=== Task details ===
Copy every line of the data that contains the string "this".

=== Given data ===
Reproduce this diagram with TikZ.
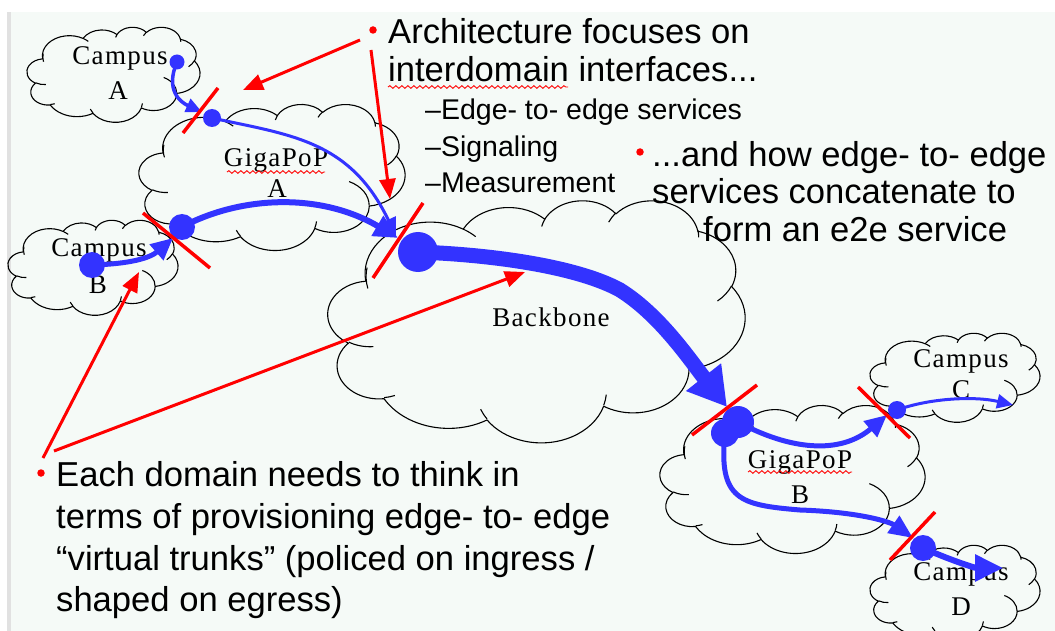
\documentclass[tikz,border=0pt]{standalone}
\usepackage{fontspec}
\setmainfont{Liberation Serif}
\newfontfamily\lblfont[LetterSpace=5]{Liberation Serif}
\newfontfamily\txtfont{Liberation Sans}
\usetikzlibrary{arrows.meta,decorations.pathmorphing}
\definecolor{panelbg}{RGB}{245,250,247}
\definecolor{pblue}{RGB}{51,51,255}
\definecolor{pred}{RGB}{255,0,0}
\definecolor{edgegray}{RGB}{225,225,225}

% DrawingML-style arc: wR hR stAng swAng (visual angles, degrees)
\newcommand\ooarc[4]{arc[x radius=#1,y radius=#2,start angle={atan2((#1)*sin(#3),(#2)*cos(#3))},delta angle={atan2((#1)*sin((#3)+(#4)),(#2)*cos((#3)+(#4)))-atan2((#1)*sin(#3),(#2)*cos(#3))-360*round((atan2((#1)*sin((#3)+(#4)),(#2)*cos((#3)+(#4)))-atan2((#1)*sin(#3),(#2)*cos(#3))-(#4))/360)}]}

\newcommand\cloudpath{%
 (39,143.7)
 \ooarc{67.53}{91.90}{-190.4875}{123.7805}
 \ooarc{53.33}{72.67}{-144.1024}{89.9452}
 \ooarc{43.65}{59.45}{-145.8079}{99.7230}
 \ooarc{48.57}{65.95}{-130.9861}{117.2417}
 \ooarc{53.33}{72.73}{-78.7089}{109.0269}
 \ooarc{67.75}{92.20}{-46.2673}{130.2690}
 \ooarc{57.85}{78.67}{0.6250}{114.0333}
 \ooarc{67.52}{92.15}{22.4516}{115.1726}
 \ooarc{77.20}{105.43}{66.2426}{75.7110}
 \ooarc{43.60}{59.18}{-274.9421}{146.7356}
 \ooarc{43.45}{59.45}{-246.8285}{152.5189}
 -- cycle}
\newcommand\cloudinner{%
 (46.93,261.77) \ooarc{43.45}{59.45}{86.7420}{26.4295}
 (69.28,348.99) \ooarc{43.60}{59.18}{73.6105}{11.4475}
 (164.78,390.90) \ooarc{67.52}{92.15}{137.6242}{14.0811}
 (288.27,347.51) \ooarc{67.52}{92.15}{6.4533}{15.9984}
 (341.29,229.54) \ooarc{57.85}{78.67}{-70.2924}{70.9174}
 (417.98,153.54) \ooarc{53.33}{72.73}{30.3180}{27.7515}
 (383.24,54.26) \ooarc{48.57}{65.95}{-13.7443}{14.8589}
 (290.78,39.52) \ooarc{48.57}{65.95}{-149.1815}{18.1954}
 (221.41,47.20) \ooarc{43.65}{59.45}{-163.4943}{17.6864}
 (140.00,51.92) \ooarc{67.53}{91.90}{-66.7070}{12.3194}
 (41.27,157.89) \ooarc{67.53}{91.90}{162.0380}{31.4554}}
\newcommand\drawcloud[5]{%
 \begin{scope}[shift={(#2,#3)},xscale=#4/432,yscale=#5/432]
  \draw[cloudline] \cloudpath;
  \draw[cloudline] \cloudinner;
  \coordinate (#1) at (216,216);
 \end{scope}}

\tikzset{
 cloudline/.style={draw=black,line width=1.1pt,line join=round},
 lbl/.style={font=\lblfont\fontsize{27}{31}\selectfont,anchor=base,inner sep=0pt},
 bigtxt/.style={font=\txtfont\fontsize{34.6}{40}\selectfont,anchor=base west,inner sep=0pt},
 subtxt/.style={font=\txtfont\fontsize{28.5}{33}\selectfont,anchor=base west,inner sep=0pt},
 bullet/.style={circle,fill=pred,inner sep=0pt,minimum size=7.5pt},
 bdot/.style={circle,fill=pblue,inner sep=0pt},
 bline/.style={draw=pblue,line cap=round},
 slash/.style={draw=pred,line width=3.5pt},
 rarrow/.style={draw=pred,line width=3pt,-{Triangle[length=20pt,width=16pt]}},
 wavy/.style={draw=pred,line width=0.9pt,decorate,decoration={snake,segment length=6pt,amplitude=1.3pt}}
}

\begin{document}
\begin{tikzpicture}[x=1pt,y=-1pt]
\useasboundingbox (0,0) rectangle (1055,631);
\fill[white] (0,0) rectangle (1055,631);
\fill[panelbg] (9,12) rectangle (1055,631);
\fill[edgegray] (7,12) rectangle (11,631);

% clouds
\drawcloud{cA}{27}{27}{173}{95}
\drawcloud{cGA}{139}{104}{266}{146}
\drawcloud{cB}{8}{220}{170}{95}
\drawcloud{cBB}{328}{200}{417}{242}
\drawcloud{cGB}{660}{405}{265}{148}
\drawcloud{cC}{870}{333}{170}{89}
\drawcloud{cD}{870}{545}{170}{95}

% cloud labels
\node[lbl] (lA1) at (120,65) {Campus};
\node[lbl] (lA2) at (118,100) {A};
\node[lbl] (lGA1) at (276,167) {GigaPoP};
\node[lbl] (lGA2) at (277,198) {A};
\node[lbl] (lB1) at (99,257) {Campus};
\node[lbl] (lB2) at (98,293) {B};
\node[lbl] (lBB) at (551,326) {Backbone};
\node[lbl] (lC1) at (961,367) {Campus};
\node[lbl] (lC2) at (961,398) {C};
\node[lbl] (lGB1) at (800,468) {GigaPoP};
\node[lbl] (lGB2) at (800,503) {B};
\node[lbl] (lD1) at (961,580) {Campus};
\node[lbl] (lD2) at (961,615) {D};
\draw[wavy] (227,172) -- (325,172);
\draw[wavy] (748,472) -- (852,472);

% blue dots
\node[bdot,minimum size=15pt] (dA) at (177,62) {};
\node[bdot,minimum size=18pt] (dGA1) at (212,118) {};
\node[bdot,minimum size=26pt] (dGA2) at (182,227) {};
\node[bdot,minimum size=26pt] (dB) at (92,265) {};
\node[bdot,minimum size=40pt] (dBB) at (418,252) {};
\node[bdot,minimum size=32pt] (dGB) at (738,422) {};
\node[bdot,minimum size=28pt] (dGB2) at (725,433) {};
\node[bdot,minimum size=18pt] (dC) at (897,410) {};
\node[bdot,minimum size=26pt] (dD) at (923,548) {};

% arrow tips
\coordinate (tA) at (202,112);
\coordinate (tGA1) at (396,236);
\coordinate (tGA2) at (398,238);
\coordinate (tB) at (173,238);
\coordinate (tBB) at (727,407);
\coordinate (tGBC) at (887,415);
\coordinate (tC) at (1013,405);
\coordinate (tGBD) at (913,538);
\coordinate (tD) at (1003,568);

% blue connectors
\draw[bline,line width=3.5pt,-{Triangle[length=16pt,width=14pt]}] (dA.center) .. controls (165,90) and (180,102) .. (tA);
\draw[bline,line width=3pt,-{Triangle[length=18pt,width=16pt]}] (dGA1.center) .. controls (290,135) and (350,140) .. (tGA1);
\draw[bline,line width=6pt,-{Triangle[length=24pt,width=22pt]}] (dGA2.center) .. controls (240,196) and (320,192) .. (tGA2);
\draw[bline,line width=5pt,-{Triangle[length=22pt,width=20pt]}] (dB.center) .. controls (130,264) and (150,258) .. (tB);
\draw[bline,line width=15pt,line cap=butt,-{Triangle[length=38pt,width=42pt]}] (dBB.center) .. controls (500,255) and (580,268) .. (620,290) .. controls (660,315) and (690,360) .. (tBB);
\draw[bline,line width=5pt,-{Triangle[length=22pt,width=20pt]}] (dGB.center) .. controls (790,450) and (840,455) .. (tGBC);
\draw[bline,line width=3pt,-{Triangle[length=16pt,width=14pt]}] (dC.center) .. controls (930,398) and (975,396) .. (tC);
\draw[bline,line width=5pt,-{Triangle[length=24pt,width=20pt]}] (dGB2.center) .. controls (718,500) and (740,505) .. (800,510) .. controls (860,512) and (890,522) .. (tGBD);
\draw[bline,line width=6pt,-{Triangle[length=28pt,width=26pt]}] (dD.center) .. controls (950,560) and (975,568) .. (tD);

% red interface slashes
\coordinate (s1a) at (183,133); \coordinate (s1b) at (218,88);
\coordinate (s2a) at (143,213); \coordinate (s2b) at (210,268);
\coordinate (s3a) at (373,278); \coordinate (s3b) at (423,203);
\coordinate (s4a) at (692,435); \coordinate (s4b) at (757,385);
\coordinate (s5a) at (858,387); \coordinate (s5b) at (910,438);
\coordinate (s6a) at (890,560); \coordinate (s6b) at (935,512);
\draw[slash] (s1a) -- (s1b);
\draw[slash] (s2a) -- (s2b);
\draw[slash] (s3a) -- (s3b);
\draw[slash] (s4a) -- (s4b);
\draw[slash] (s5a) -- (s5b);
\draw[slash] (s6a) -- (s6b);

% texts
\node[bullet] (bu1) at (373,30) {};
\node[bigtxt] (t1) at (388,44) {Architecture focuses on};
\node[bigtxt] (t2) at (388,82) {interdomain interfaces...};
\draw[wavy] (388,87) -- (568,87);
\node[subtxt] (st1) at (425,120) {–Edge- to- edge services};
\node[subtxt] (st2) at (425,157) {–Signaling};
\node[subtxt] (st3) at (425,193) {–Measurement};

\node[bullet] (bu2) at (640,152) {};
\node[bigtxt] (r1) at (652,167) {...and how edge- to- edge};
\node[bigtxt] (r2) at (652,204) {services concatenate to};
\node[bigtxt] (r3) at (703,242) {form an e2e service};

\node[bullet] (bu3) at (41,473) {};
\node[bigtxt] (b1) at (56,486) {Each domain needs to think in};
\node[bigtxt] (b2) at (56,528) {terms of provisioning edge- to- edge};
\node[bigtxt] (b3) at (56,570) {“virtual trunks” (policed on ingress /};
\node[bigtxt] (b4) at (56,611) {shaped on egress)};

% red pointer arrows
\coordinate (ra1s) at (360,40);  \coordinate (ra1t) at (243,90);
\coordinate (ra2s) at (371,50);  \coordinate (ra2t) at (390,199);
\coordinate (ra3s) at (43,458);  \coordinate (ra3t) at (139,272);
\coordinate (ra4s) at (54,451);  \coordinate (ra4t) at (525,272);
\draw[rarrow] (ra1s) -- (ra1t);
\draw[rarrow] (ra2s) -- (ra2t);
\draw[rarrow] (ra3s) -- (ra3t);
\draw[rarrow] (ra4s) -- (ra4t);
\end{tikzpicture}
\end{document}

--

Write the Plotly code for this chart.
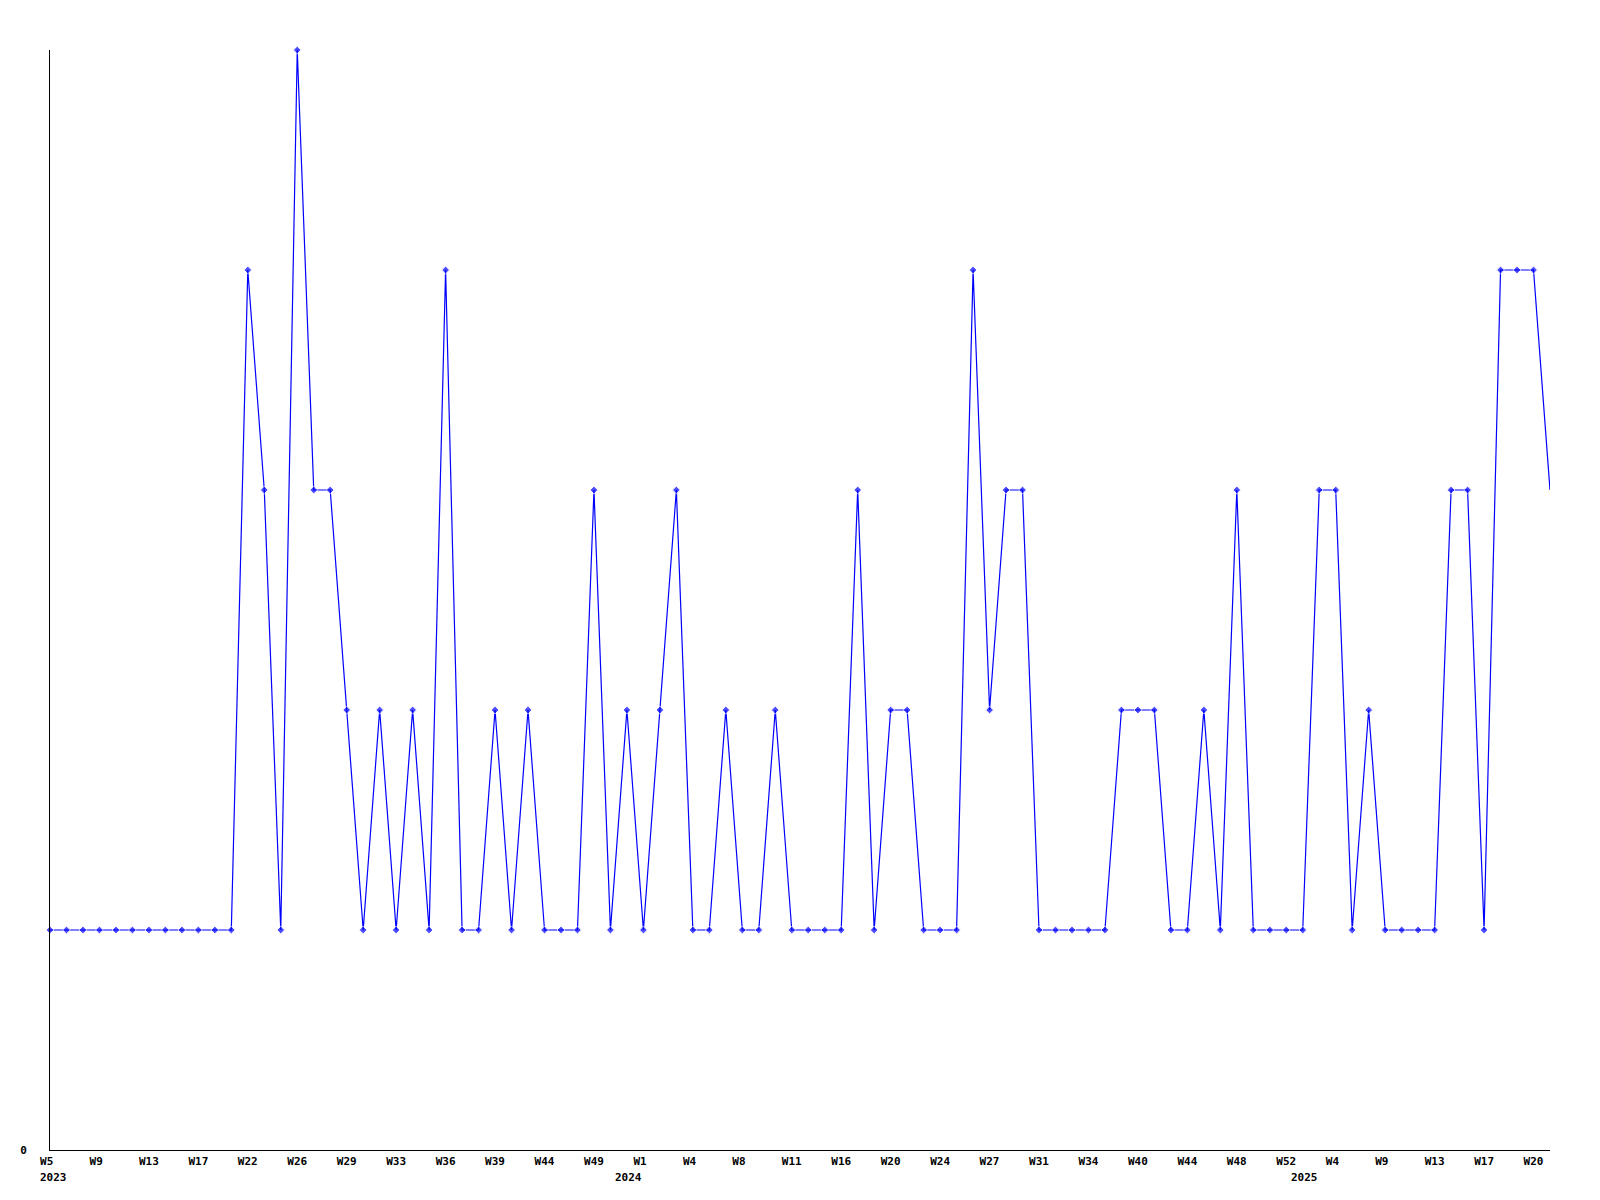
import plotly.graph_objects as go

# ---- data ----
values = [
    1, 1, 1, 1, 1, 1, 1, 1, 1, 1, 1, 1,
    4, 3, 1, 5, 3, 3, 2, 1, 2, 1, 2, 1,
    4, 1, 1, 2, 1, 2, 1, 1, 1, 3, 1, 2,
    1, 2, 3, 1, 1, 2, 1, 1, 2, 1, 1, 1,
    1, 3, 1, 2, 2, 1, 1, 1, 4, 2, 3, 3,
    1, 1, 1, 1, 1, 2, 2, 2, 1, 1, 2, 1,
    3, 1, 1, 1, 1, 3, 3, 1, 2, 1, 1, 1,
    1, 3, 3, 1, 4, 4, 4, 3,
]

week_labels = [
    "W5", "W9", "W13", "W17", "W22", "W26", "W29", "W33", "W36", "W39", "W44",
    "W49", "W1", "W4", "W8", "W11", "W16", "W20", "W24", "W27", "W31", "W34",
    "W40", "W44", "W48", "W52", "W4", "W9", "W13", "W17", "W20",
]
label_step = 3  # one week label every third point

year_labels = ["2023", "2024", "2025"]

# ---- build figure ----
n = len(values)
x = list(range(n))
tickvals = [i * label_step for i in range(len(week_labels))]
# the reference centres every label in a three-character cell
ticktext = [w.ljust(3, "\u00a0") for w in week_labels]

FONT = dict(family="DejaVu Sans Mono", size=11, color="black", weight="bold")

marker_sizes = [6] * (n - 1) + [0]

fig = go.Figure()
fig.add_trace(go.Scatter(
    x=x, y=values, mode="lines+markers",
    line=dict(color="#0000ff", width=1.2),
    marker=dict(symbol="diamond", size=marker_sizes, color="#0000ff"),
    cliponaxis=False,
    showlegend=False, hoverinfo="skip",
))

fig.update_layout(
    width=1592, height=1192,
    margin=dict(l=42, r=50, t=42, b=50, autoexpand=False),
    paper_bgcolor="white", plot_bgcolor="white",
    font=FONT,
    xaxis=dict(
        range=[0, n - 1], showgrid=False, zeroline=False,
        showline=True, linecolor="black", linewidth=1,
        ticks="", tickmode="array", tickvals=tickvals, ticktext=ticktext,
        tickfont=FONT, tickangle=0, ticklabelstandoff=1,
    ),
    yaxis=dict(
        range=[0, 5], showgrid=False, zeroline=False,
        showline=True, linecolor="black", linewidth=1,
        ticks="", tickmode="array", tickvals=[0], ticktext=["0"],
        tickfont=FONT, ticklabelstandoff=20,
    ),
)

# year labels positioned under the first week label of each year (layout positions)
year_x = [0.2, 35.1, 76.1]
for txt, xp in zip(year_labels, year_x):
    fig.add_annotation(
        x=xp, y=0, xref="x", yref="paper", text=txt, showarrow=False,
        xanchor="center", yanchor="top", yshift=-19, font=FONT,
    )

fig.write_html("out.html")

=== The answer ===
Reproduce this diagram with TikZ.
Write the Plotly code for this chart.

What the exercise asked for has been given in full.